Allen Hammer, a management consultant, was driving through Pennsylvania on a business trip when he suddenly decided he wanted to find the family farm his grandparents had sold several years earlier—and make an offer for the property on the spot. He and his siblings had spent most of their summers there as children, and they used to run around the fields, sneak up on deer, throw stones at groundhogs and steal eggs from the chicken coop.

“It was a total paradise,” says Mr. Hammer. His grandparents had been forced to sell the 100-acre farm for financial reasons, and he didn’t even know how to find it. So he called his father from the car on his cellphone, and his father guided him through the unnamed dirt roads until he lost the connection.

He finally found the property. “I just sat there, looking at it, thinking, ‘This is nothing at all like I remember it,’ ” recalls Mr. Hammer. “It was like a slap in the face.” The dark brown wood of the home had been painted a bright blue-green. The barn looked so small that he wondered how three kids had ever been able to get lost hiding in it.

“I was so deflated, I didn’t even want to see inside,” says Mr. Hammer. He drove away and dropped the idea of buying it back. Instead, he and his siblings are looking for land in Virginia with the idea of building three houses together for retirement.

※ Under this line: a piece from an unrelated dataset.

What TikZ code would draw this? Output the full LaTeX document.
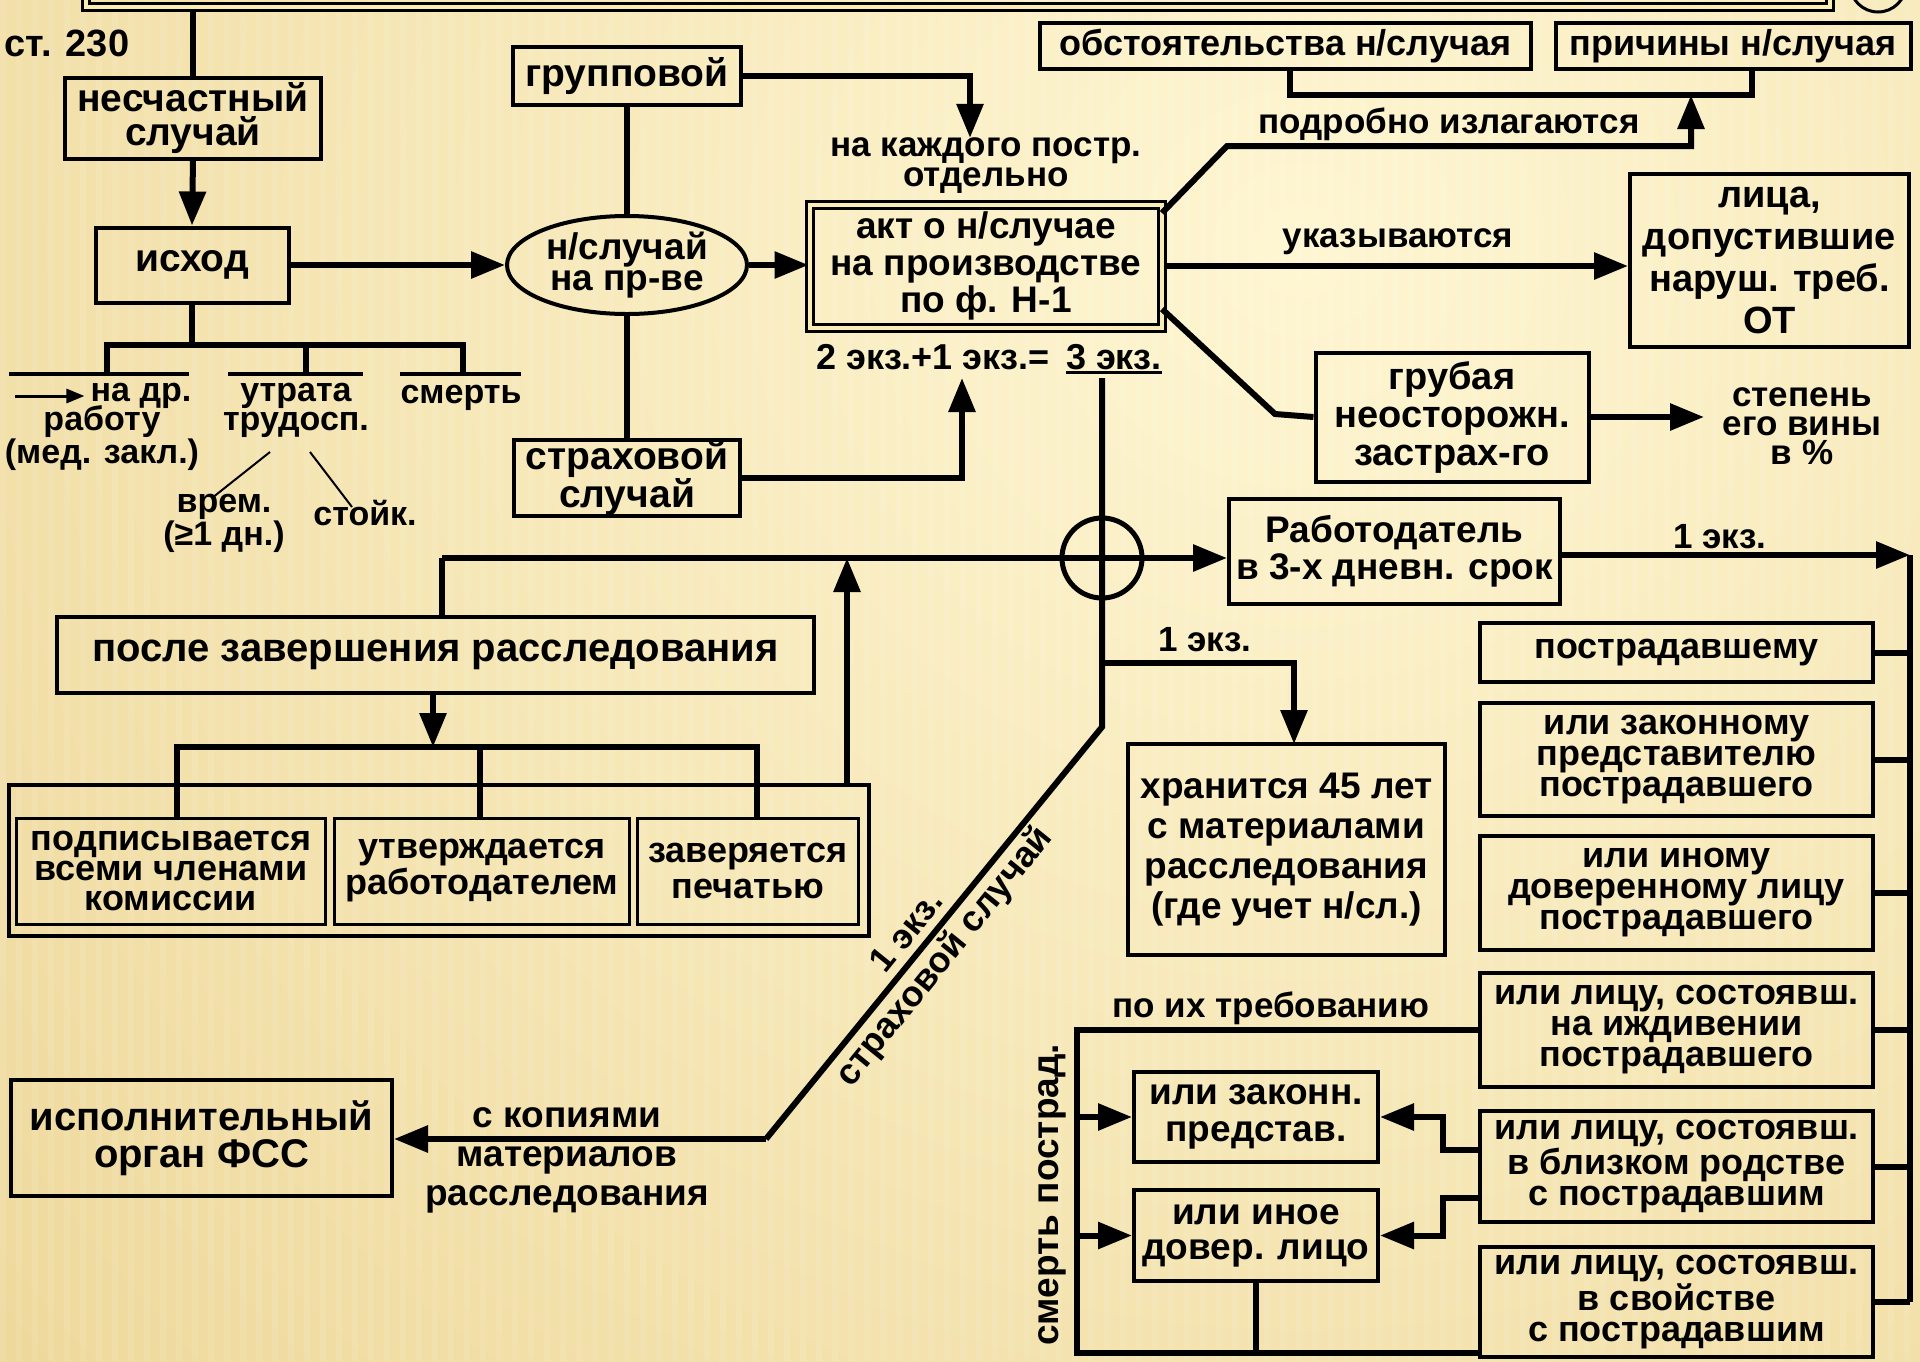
\documentclass[tikz,border=0pt]{standalone}
\usepackage{fontspec}
\setmainfont{Liberation Sans}
\usetikzlibrary{arrows.meta,shapes.geometric}
\definecolor{bglight}{RGB}{254,246,210}
\definecolor{bgdark}{RGB}{228,198,122}
\definecolor{bgmid}{RGB}{250,236,182}
\newcommand{\fsz}[2]{\fontsize{#1}{#2}\selectfont}
\begin{document}
\begin{tikzpicture}[x=1pt,y=-1pt,
  every node/.style={inner sep=0pt, align=center, font=\bfseries\fsz{37}{33}},
  box/.style={draw, line width=4pt},
  ibox/.style={draw, line width=3pt},
  dbl/.style={draw, line width=3pt, double=bgmid, double distance=4pt},
  conn/.style={line width=6pt},
  bar/.style={line width=4pt},
  thinl/.style={line width=2pt},
  arr/.style={line width=6pt, -{Triangle[length=34pt,width=26pt]}},
  sarr/.style={line width=3pt, -{Triangle[length=18pt,width=14pt]}},
  col/.style={box, minimum width=393, font=\bfseries\fsz{36}{31}},
  lbl/.style={font=\bfseries\fsz{35}{30}}
]
\useasboundingbox (0,0) rectangle (1920,1361);
\fill[bgdark] (0,0) rectangle (1920,1361);
\begin{scope}
  \clip (0,0) rectangle (1920,1361);
  \shade[inner color=bglight, outer color=bgdark] (-1500,-2550) rectangle (4100,3050);
  \foreach \x in {0,16,...,1920} \fill[white,opacity=0.09] (\x,0) rectangle (\x+6,1361);
\end{scope}

% title remnants
\node[dbl, minimum width=1744, minimum height=80] (title) at (958,-33) {};
\node[draw, circle, line width=3pt, minimum size=56] (tcirc) at (1878,-16) {};

% left column
\node[font=\bfseries\fsz{38}{33}] (st) at (67,43) {ст. 230};
\node[box, minimum width=256, minimum height=81, font=\bfseries\fsz{39}{34}] (nesch) at (193,118) {несчастный\\случай};
\node[box, minimum width=193, minimum height=75, font=\bfseries\fsz{39}{34}] (iskhod) at (192,265) {исход};

\node[font=\bfseries\fsz{34}{28}] (nadr) at (141,396) {на др.};
\coordinate (sa) at (15,396);
\node[font=\bfseries\fsz{34}{28}] (rab) at (102,438) {работу\\(мед. закл.)};
\node[font=\bfseries\fsz{34}{29}] (utrata) at (296,410) {утрата\\трудосп.};
\node[font=\bfseries\fsz{34}{29}] (smert) at (461,398) {смерть};
\node[font=\bfseries\fsz{34}{33}] (vrem) at (224,523) {врем.\\(≥1 дн.)};
\node[font=\bfseries\fsz{34}{29}] (stoik) at (365,513) {стойк.};

% middle top
\node[box, minimum width=228, minimum height=58, font=\bfseries\fsz{39}{34}] (grup) at (627,76) {групповой};
\node[draw, ellipse, line width=4pt, minimum width=240, minimum height=98, font=\bfseries\fsz{37}{31}] (ell) at (627,265) {н/случай\\на пр-ве};
\node[box, minimum width=226, minimum height=74, font=\bfseries\fsz{39}{33}] (strakh) at (627,478) {страховой\\случай};
\node[lbl] (kazhd) at (986,166) {на каждого постр.\\отдельно};
\node[dbl, minimum width=352, minimum height=123, font=\bfseries\fsz{37}{37}] (akt) at (986,266) {акт о н/случае\\на производстве\\по ф. Н-1};
\node[font=\bfseries\fsz{36}{30}] (ekzA) at (933,357) {2 экз.+1 экз.=};
\node[font=\bfseries\fsz{36}{30}] (ekzB) at (1114,357) {3 экз.};
\draw[line width=3pt] ([yshift=-3pt]ekzB.south west) -- ([yshift=-3pt]ekzB.south east);

% top right
\node[box, minimum width=491, minimum height=46, font=\bfseries\fsz{36}{30}] (obst) at (1285.5,46) {обстоятельства н/случая};
\node[box, minimum width=355, minimum height=46, font=\bfseries\fsz{36}{30}] (prich) at (1733,46) {причины н/случая};
\node[lbl] (podrob) at (1449,124) {подробно излагаются};
\node[lbl] (ukaz) at (1398,242) {указываются};
\node[box, minimum width=279, minimum height=173, font=\bfseries\fsz{38}{42}] (lica) at (1769.5,260.5) {лица,\\допустившие\\наруш. треб.\\ОТ};
\node[box, minimum width=273, minimum height=129, font=\bfseries\fsz{38}{38}] (grub) at (1452,417) {грубая\\неосторожн.\\застрах-го};
\node[font=\bfseries\fsz{35}{29}] (stepen) at (1802,426) {степень\\его вины\\в \%};

% middle
\node[draw, circle, line width=5pt, minimum size=80] (cross) at (1102,558) {};
\node[box, minimum width=331, minimum height=105, font=\bfseries\fsz{37}{37}] (rabot) at (1394.5,551) {Работодатель\\в 3-х дневн. срок};
\node[lbl] (ekz1a) at (1720,537) {1 экз.};
\node[lbl] (ekz1b) at (1205,640) {1 экз.};
\node[box, minimum width=757, minimum height=76, font=\bfseries\fsz{40}{34}] (posle) at (435.5,655) {после завершения расследования};
\node[box, minimum width=860, minimum height=151] (grp) at (439,860) {};
\node[ibox, minimum width=309, minimum height=106, font=\bfseries\fsz{36}{30}] (podp) at (171,871) {подписывается\\всеми членами\\комиссии};
\node[ibox, minimum width=295, minimum height=106, font=\bfseries\fsz{36}{36}] (utv) at (482,871) {утверждается\\работодателем};
\node[ibox, minimum width=221, minimum height=106, font=\bfseries\fsz{36}{36}] (zav) at (748,871) {заверяется\\печатью};
\node[box, minimum width=317, minimum height=211, font=\bfseries\fsz{37}{40}] (khran) at (1286.5,849.5) {хранится 45 лет\\с материалами\\расследования\\(где учет н/сл.)};

% bottom left
\node[box, minimum width=381, minimum height=116, font=\bfseries\fsz{40}{37}] (ispoln) at (201.5,1138) {исполнительный\\орган ФСС};
\node (skop) at (567,1118) {с копиями};
\node[font=\bfseries\fsz{37}{39}] (mat) at (567,1180) {материалов\\расследования};
\node[lbl, rotate=51] (d1) at (906,931) {1 экз.};
\node[font=\bfseries\fsz{36}{30}, rotate=51] (d2) at (945,957) {страховой случай};

% right column
\node[col, minimum height=59] (postr) at (1676.5,652.5) {пострадавшему};
\node[col, minimum height=113] (zakon) at (1676.5,759.5) {или законному\\представителю\\пострадавшего};
\node[col, minimum height=114] (inomu) at (1676.5,893) {или иному\\доверенному лицу\\пострадавшего};
\node[col, minimum height=114] (izhd) at (1676.5,1030) {или лицу, состоявш.\\на иждивении\\пострадавшего};
\node[col, minimum height=111] (rodst) at (1676.5,1166.5) {или лицу, состоявш.\\в близком родстве\\с пострадавшим};
\node[col, minimum height=110] (svoist) at (1676.5,1302) {или лицу, состоявш.\\в свойстве\\с пострадавшим};

% bottom middle
\node[lbl] (poih) at (1271,1008) {по их требованию};
\node[rotate=90] (smertp) at (1052,1195) {смерть пострад.};
\node[box, minimum width=244, minimum height=90, font=\bfseries\fsz{37}{37}] (zakonn) at (1256,1117) {или законн.\\представ.};
\node[box, minimum width=244, minimum height=91, font=\bfseries\fsz{37}{35}] (inoe) at (1256,1235.5) {или иное\\довер. лицо};

% ---------- coordinates ----------
\coordinate (t0) at (192,345);
\coordinate (c1) at (970,76);
\coordinate (ekzup) at (962,378);
\coordinate (v0) at (1102,378);
\coordinate (v1) at (1102,663);
\coordinate (v2) at (1102,727);
\coordinate (v3) at (766,1139);
\coordinate (h0) at (442,558);
\coordinate (u0) at (847,785);
\coordinate (dn) at (433,692);
\coordinate (b0) at (433,747);
\coordinate (a1) at (1162,213);
\coordinate (a2) at (1162,309);
\coordinate (br) at (1691,95);
\coordinate (r0) at (1910,555);
\coordinate (r1) at (1910,1302);
\coordinate (f0) at (1077,1032);
\coordinate (f1) at (1077,1353);
\coordinate (st1) at (1704,417);

% ---------- connectors ----------
\draw[conn] (nesch.north |- title.south) -- (nesch.north);
\draw[arr] (nesch.south) -- (iskhod.north);
\draw[arr] (iskhod.east) -- (ell.west);
\draw[conn] (iskhod.south) -- (t0);
\draw[conn] (107,376) -- (107,345) -- (463,345) -- (463,376);
\draw[conn] (306,345) -- (306,376);
\draw[bar] (9,374) -- (189,374);
\draw[bar] (228,374) -- (363,374);
\draw[bar] (400,374) -- (521,374);
\draw[sarr] (sa) -- ([xshift=-6pt]nadr.west);
\draw[thinl] (270,452) -- (212,498);
\draw[thinl] (310,452) -- (352,507);

\draw[conn] (grup.south) -- (ell.north);
\draw[conn] (ell.south) -- (strakh.north);
\draw[arr] (grup.east) -- (c1) -- (c1 |- kazhd.north);
\draw[arr] (ell.east) -- (akt.west |- ell.east);
\draw[arr] (strakh.east) -| (ekzup);

\draw[conn] (obst.south -| 1290,0) -- (1290,95) -- (1752,95) -- (1752,69);
\draw[arr] (a1) -- (1227,146) -- (1691,146) -- (br);
\draw[arr] (akt.east) -- (akt.east -| lica.west);
\draw[conn] (a2) -- (1275,414) -- (grub.west);
\draw[arr] (grub.east) -- (st1);

\draw[conn] (v0) -- (v2) -- (v3);
\draw[arr] (v3) -- (ispoln.east |- v3);
\draw[conn] (h0 |- posle.north) -- (h0);
\draw[arr] (h0) -- (rabot.west |- h0);
\draw[arr] (u0) -- (u0 |- h0);
\draw[arr] (dn) -- (b0);
\draw[conn] (177,818) -- (177,747) -- (757,747) -- (757,818);
\draw[conn] (480,747) -- (480,818);
\draw[arr] (v1) -- (1294,663) -- (1294,744);

\draw[arr] (rabot.east |- r0) -- (r0);
\draw[conn] (r0) -- (r1);
\foreach \n in {postr,zakon,inomu,izhd,rodst,svoist}
  \draw[conn] (\n.east) -- (\n.east -| r0);

\draw[conn] (izhd.west) -- (izhd.west -| f0) -- (f1) -- (svoist.west |- f1);
\draw[arr] (f0 |- zakonn.west) -- (zakonn.west);
\draw[arr] (f0 |- inoe.west) -- (inoe.west);
\draw[conn] (inoe.south) -- (inoe.south |- f1);
\draw[arr] (rodst.west |- 0,1150) -- (1443,1150) -- (1443,1117) -- (zakonn.east);
\draw[arr] (rodst.west |- 0,1198) -- (1443,1198) -- (1443,1235.5) -- (inoe.east);
\end{tikzpicture}
\end{document}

“We want to recapture that experience in our old age. We’ll be kids again,” he says with a laugh.

A Thrill for Everyone

Of course, driving up to a former home, as Mr. Hammer did, is one thing; knocking on the front door is another—a line many people hesitate to cross.

Jody Akeson, a therapist in Rockville Centre, N.Y., says she drives past the house she lived in 40 years ago every time she visits her mother in Newton, Mass. She always has the same thought: “It’s beautiful. Why did I ever leave?”

But she never even considers knocking on the door. “It’s a boundary issue,” she says. “It’s not my house anymore.”

Homeowners, not surprisingly, find it unsettling to see someone staring at their house from the sidewalk. One day last spring, Betsy Styron, president of a Gainesville, Fla., nonprofit, noticed a man in a baseball cap outside her home taking pictures with a cellphone. He walked a little farther down the street and circled back. Concerned, she called her husband, who went outside and said, “Hi, I’m Bob. Can I help you?”

“I think I lived in this house for a year when I was little, but it has changed a lot,” the man replied. The couple invited him in, and he introduced himself as Benmont Tench.

Ms. Styron, a huge fan of Tom Petty and the Heartbreakers, recognized him as the band’s keyboard player. “Would you mind showing me the room where I first learned to play the piano?” Mr. Tench asked. Ms. Styron was thrilled.

Mr. Tench, who now lives in Los Angeles, explains that he was “too shy to knock on the door.” Whenever he visited his parents’ home in Gainesville, he searched for the house because he had such vivid memories of falling in love with the piano there. The visit, he says, “was a wonderful, great big wow.”

Last summer, a neighbor of mine in Rolling Hills, Calif., called and asked if a friend, whose family had built our house in the 1950s, could come over. I agreed, and Janet McCaman, a medical sales representative, soon arrived with her mother. The two women politely complimented me on our remodeling. Standing in our backyard, Ms. McCaman related a long string of memories: Her father, an airline pilot, built a small racing plane in our garage. She used to watch her mother put on makeup at the vanity table we had ripped out.

After an hour, she thanked me and headed for the door, but her eyes filled with tears. When I called a few weeks later, she explained her feeling of loss.

“Other families have moved, but a lot of them have passed their homes down to their kids,” she said. “It was so emotional to go back there. It just leaves me wondering, how would my life have been different if we hadn’t moved?”